═══ Data segment ═══

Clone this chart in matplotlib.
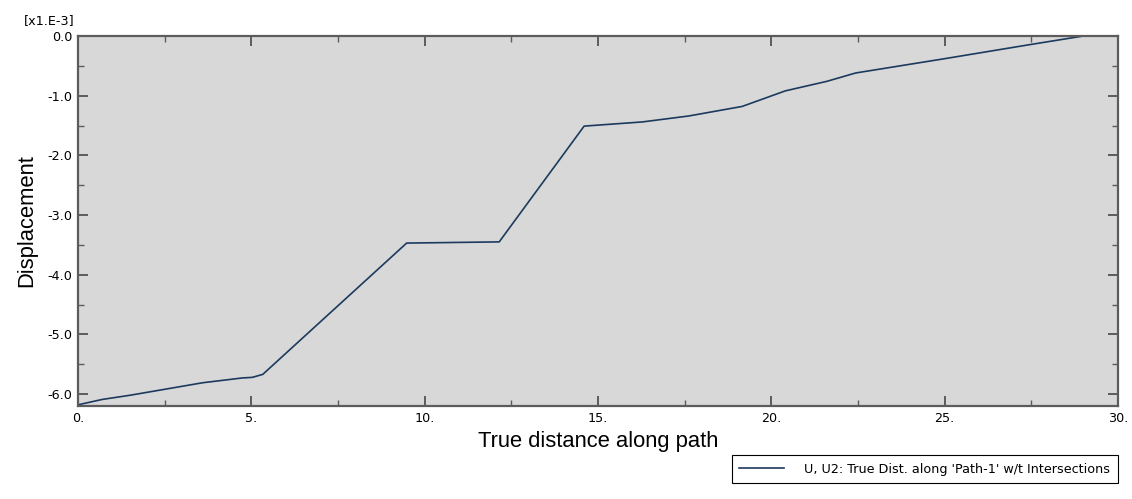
import matplotlib
matplotlib.use("Agg")
import matplotlib.pyplot as plt
from matplotlib.ticker import MultipleLocator

# dati (spostamento in unita' x1.E-3)
distanza = [0.0, 0.7, 1.5, 2.5, 3.6, 4.74, 5.03, 5.33, 9.48, 12.15,
            14.6, 16.28, 17.62, 19.16, 20.4, 21.6, 22.43, 25.0, 27.4, 29.0]
spostamento = [-6.18, -6.09, -6.02, -5.92, -5.81, -5.73, -5.72, -5.67, -3.47, -3.45,
               -1.51, -1.44, -1.34, -1.18, -0.92, -0.76, -0.62, -0.38, -0.15, 0.0]

x_ticks = [0, 5, 10, 15, 20, 25, 30]
x_labels = ["0.", "5.", "10.", "15.", "20.", "25.", "30."]
y_ticks = [0, -1, -2, -3, -4, -5, -6]
y_labels = ["0.0", "-1.0", "-2.0", "-3.0", "-4.0", "-5.0", "-6.0"]

grigio = "#5c5c5c"

fig = plt.figure(figsize=(11.32, 4.99), dpi=100)
ax = fig.add_axes([78 / 1132, 1 - 406 / 499, 1040 / 1132, 370 / 499])
ax.set_facecolor("#d8d8d8")

ax.plot(distanza, spostamento, color="#1c3a5e", linewidth=1.2,
        label="U, U2: True Dist. along 'Path-1' w/t Intersections")

ax.set_xlim(0, 30)
ax.set_ylim(-6.2, 0)
ax.set_xticks(x_ticks)
ax.set_xticklabels(x_labels)
ax.set_yticks(y_ticks)
ax.set_yticklabels(y_labels)
ax.xaxis.set_minor_locator(MultipleLocator(2.5))
ax.yaxis.set_minor_locator(MultipleLocator(0.5))

for s in ax.spines.values():
    s.set_color(grigio)
    s.set_linewidth(1.6)

ax.tick_params(which="both", direction="in", top=True, right=True,
               color=grigio, labelcolor="black", labelsize=9.2)
ax.tick_params(which="major", length=7, width=1.4, pad=4)
ax.tick_params(which="minor", length=4, width=1.0)

ax.set_xlabel("True distance along path", fontfamily="Liberation Sans",
              fontsize=15.8, labelpad=5)
ax.set_ylabel("Displacement", fontfamily="Liberation Sans", fontsize=15.8,
              labelpad=7)

fig.text(24 / 1132, 1 - 21 / 499, "[x1.E-3]", fontsize=9.2, va="center")

leg = fig.legend(loc="upper right", bbox_to_anchor=(1118 / 1132, 1 - 455 / 499),
                 fontsize=9.2, frameon=True, fancybox=False, framealpha=1,
                 edgecolor="black", handlelength=3.5, handletextpad=1.6,
                 borderpad=0.6, borderaxespad=0)
leg.get_frame().set_linewidth(0.8)

fig.savefig("out.png", dpi=100)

═══

Task to carry out: Skip every picture and return the lines above from the top through the one that contains "from matplotlib.ticker import MultipleLocator".

Result for this exercise:
Clone this chart in matplotlib.
import matplotlib
matplotlib.use("Agg")
import matplotlib.pyplot as plt
from matplotlib.ticker import MultipleLocator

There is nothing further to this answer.